Problem -> Copy all the data exactly, except the pictures.
─── Records supplied ───
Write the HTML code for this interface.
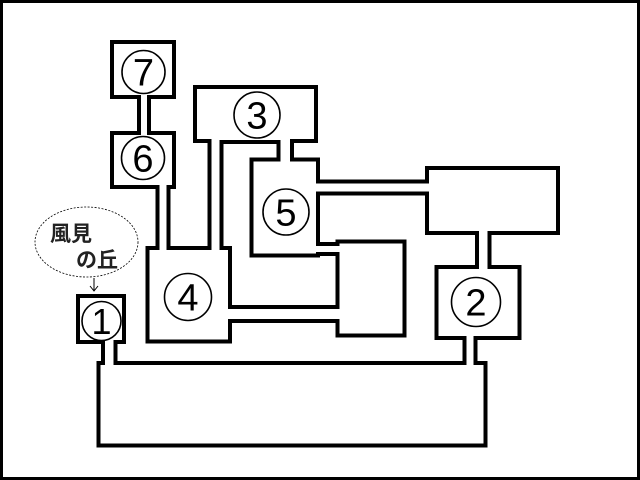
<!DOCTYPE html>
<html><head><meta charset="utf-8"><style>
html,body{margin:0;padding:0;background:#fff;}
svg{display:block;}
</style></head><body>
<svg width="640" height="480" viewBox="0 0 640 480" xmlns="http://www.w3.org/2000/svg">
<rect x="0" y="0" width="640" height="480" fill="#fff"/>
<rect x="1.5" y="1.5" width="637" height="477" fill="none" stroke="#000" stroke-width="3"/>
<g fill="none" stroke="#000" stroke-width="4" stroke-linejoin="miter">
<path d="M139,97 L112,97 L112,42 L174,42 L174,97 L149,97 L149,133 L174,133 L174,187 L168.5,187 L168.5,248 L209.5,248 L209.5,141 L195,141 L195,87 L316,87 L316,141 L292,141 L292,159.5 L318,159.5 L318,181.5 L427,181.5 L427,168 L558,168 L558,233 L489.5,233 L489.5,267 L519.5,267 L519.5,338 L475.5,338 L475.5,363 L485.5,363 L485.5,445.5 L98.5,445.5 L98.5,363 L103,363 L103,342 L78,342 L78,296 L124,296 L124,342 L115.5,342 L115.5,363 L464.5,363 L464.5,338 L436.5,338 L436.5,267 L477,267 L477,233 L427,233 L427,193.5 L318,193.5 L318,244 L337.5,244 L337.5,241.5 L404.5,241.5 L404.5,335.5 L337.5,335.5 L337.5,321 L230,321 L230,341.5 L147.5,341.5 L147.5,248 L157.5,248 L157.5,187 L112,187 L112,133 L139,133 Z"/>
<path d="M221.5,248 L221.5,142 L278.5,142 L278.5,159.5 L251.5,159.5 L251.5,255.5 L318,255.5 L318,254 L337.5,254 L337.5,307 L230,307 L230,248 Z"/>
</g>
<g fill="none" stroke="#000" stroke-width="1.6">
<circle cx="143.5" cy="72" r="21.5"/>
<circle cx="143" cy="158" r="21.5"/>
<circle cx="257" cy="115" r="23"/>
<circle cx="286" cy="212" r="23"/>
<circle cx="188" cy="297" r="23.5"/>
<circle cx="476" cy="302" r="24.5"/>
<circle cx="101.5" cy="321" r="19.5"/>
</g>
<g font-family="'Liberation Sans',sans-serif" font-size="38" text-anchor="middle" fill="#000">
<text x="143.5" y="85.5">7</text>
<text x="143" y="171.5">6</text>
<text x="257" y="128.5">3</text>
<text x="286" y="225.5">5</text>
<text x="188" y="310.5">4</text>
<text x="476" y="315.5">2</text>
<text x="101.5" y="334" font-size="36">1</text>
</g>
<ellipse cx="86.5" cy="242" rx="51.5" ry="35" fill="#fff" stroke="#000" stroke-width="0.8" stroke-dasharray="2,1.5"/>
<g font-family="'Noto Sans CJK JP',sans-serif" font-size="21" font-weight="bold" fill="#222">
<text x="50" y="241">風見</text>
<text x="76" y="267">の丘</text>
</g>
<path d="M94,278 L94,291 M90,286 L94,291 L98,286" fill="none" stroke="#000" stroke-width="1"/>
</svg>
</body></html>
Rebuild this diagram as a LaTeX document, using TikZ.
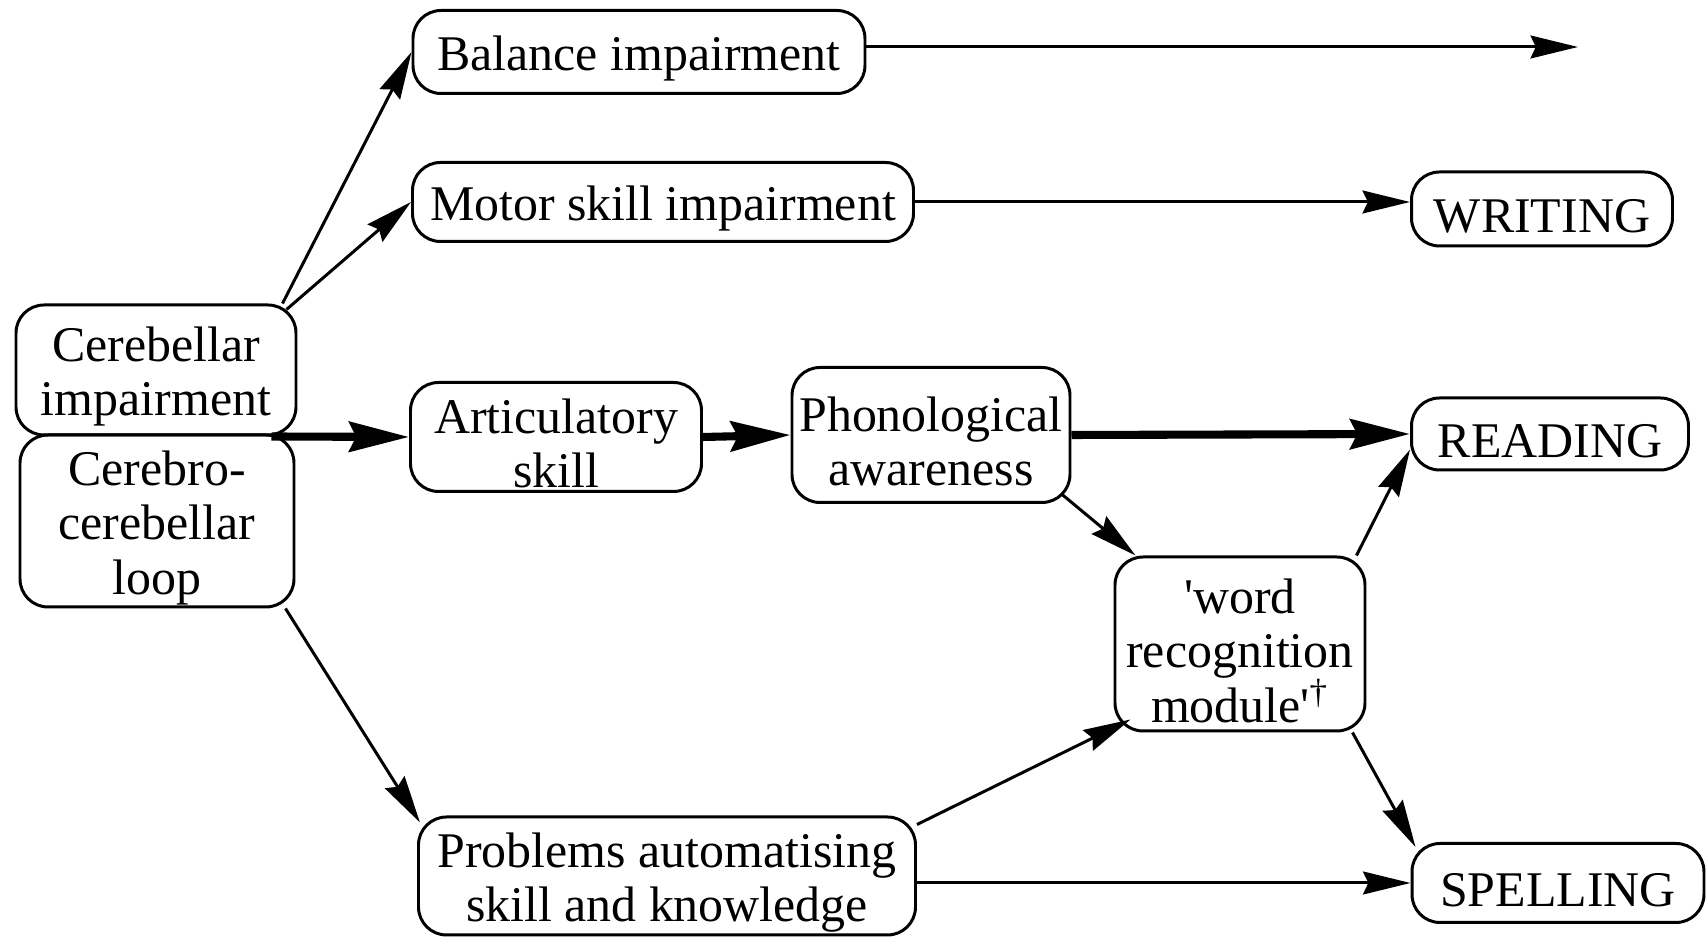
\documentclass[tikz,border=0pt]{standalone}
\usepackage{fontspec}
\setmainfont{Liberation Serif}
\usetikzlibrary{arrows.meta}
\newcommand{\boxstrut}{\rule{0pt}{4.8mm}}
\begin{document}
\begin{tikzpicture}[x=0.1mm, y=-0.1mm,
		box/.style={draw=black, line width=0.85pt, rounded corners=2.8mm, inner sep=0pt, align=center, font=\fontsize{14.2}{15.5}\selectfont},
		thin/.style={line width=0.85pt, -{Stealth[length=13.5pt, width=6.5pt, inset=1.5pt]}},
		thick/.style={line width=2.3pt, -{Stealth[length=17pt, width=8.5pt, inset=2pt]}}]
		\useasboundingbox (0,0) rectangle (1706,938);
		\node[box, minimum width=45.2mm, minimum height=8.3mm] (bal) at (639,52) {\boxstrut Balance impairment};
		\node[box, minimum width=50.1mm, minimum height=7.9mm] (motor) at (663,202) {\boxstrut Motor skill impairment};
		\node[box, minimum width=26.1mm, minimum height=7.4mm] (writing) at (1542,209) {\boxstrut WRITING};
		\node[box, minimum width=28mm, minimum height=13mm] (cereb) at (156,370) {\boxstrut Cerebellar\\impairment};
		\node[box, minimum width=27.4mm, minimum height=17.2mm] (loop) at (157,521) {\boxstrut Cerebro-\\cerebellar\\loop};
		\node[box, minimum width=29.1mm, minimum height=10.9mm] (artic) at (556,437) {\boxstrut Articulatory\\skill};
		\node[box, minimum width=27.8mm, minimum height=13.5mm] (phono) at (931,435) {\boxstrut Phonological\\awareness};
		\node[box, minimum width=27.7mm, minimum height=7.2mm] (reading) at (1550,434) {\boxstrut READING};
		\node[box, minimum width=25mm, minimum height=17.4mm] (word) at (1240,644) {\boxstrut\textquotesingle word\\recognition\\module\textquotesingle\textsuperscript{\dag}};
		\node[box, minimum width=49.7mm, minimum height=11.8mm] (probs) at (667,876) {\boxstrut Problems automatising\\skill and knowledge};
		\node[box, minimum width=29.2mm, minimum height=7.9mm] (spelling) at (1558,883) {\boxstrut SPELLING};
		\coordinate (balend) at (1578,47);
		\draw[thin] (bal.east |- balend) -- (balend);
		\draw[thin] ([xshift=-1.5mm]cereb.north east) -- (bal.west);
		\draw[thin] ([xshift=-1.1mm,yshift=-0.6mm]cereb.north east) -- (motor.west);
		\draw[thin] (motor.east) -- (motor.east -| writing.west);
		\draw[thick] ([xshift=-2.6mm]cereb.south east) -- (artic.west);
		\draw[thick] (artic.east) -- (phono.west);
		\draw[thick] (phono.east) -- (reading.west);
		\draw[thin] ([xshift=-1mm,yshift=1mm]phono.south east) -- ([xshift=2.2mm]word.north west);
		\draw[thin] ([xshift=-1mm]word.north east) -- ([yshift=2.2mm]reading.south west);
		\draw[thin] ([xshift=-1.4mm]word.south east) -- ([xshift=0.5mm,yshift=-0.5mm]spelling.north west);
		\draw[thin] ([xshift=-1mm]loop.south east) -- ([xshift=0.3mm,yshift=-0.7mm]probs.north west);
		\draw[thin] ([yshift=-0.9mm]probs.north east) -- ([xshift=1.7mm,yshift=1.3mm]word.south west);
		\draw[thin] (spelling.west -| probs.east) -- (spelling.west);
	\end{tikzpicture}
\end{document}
───
Response ->
Write the HTML code for this interface.
<!DOCTYPE html>
<html><head><meta charset="utf-8"><style>
html,body{margin:0;padding:0;background:#fff;}
svg{display:block;}
</style></head><body>
<svg width="640" height="480" viewBox="0 0 640 480" xmlns="http://www.w3.org/2000/svg">
<rect x="0" y="0" width="640" height="480" fill="#fff"/>
<rect x="1.5" y="1.5" width="637" height="477" fill="none" stroke="#000" stroke-width="3"/>
<g fill="none" stroke="#000" stroke-width="4" stroke-linejoin="miter">
<path d="M139,97 L112,97 L112,42 L174,42 L174,97 L149,97 L149,133 L174,133 L174,187 L168.5,187 L168.5,248 L209.5,248 L209.5,141 L195,141 L195,87 L316,87 L316,141 L292,141 L292,159.5 L318,159.5 L318,181.5 L427,181.5 L427,168 L558,168 L558,233 L489.5,233 L489.5,267 L519.5,267 L519.5,338 L475.5,338 L475.5,363 L485.5,363 L485.5,445.5 L98.5,445.5 L98.5,363 L103,363 L103,342 L78,342 L78,296 L124,296 L124,342 L115.5,342 L115.5,363 L464.5,363 L464.5,338 L436.5,338 L436.5,267 L477,267 L477,233 L427,233 L427,193.5 L318,193.5 L318,244 L337.5,244 L337.5,241.5 L404.5,241.5 L404.5,335.5 L337.5,335.5 L337.5,321 L230,321 L230,341.5 L147.5,341.5 L147.5,248 L157.5,248 L157.5,187 L112,187 L112,133 L139,133 Z"/>
<path d="M221.5,248 L221.5,142 L278.5,142 L278.5,159.5 L251.5,159.5 L251.5,255.5 L318,255.5 L318,254 L337.5,254 L337.5,307 L230,307 L230,248 Z"/>
</g>
<g fill="none" stroke="#000" stroke-width="1.6">
<circle cx="143.5" cy="72" r="21.5"/>
<circle cx="143" cy="158" r="21.5"/>
<circle cx="257" cy="115" r="23"/>
<circle cx="286" cy="212" r="23"/>
<circle cx="188" cy="297" r="23.5"/>
<circle cx="476" cy="302" r="24.5"/>
<circle cx="101.5" cy="321" r="19.5"/>
</g>
<g font-family="'Liberation Sans',sans-serif" font-size="38" text-anchor="middle" fill="#000">
<text x="143.5" y="85.5">7</text>
<text x="143" y="171.5">6</text>
<text x="257" y="128.5">3</text>
<text x="286" y="225.5">5</text>
<text x="188" y="310.5">4</text>
<text x="476" y="315.5">2</text>
<text x="101.5" y="334" font-size="36">1</text>
</g>
<ellipse cx="86.5" cy="242" rx="51.5" ry="35" fill="#fff" stroke="#000" stroke-width="0.8" stroke-dasharray="2,1.5"/>
<g font-family="'Noto Sans CJK JP',sans-serif" font-size="21" font-weight="bold" fill="#222">
<text x="50" y="241">風見</text>
<text x="76" y="267">の丘</text>
</g>
<path d="M94,278 L94,291 M90,286 L94,291 L98,286" fill="none" stroke="#000" stroke-width="1"/>
</svg>
</body></html>
Rebuild this diagram as a LaTeX document, using TikZ.
\documentclass[tikz,border=0pt]{standalone}
\usepackage{fontspec}
\setmainfont{Liberation Serif}
\usetikzlibrary{arrows.meta}
\newcommand{\boxstrut}{\rule{0pt}{4.8mm}}
\begin{document}
\begin{tikzpicture}[x=0.1mm, y=-0.1mm,
		box/.style={draw=black, line width=0.85pt, rounded corners=2.8mm, inner sep=0pt, align=center, font=\fontsize{14.2}{15.5}\selectfont},
		thin/.style={line width=0.85pt, -{Stealth[length=13.5pt, width=6.5pt, inset=1.5pt]}},
		thick/.style={line width=2.3pt, -{Stealth[length=17pt, width=8.5pt, inset=2pt]}}]
		\useasboundingbox (0,0) rectangle (1706,938);
		\node[box, minimum width=45.2mm, minimum height=8.3mm] (bal) at (639,52) {\boxstrut Balance impairment};
		\node[box, minimum width=50.1mm, minimum height=7.9mm] (motor) at (663,202) {\boxstrut Motor skill impairment};
		\node[box, minimum width=26.1mm, minimum height=7.4mm] (writing) at (1542,209) {\boxstrut WRITING};
		\node[box, minimum width=28mm, minimum height=13mm] (cereb) at (156,370) {\boxstrut Cerebellar\\impairment};
		\node[box, minimum width=27.4mm, minimum height=17.2mm] (loop) at (157,521) {\boxstrut Cerebro-\\cerebellar\\loop};
		\node[box, minimum width=29.1mm, minimum height=10.9mm] (artic) at (556,437) {\boxstrut Articulatory\\skill};
		\node[box, minimum width=27.8mm, minimum height=13.5mm] (phono) at (931,435) {\boxstrut Phonological\\awareness};
		\node[box, minimum width=27.7mm, minimum height=7.2mm] (reading) at (1550,434) {\boxstrut READING};
		\node[box, minimum width=25mm, minimum height=17.4mm] (word) at (1240,644) {\boxstrut\textquotesingle word\\recognition\\module\textquotesingle\textsuperscript{\dag}};
		\node[box, minimum width=49.7mm, minimum height=11.8mm] (probs) at (667,876) {\boxstrut Problems automatising\\skill and knowledge};
		\node[box, minimum width=29.2mm, minimum height=7.9mm] (spelling) at (1558,883) {\boxstrut SPELLING};
		\coordinate (balend) at (1578,47);
		\draw[thin] (bal.east |- balend) -- (balend);
		\draw[thin] ([xshift=-1.5mm]cereb.north east) -- (bal.west);
		\draw[thin] ([xshift=-1.1mm,yshift=-0.6mm]cereb.north east) -- (motor.west);
		\draw[thin] (motor.east) -- (motor.east -| writing.west);
		\draw[thick] ([xshift=-2.6mm]cereb.south east) -- (artic.west);
		\draw[thick] (artic.east) -- (phono.west);
		\draw[thick] (phono.east) -- (reading.west);
		\draw[thin] ([xshift=-1mm,yshift=1mm]phono.south east) -- ([xshift=2.2mm]word.north west);
		\draw[thin] ([xshift=-1mm]word.north east) -- ([yshift=2.2mm]reading.south west);
		\draw[thin] ([xshift=-1.4mm]word.south east) -- ([xshift=0.5mm,yshift=-0.5mm]spelling.north west);
		\draw[thin] ([xshift=-1mm]loop.south east) -- ([xshift=0.3mm,yshift=-0.7mm]probs.north west);
		\draw[thin] ([yshift=-0.9mm]probs.north east) -- ([xshift=1.7mm,yshift=1.3mm]word.south west);
		\draw[thin] (spelling.west -| probs.east) -- (spelling.west);
	\end{tikzpicture}
\end{document}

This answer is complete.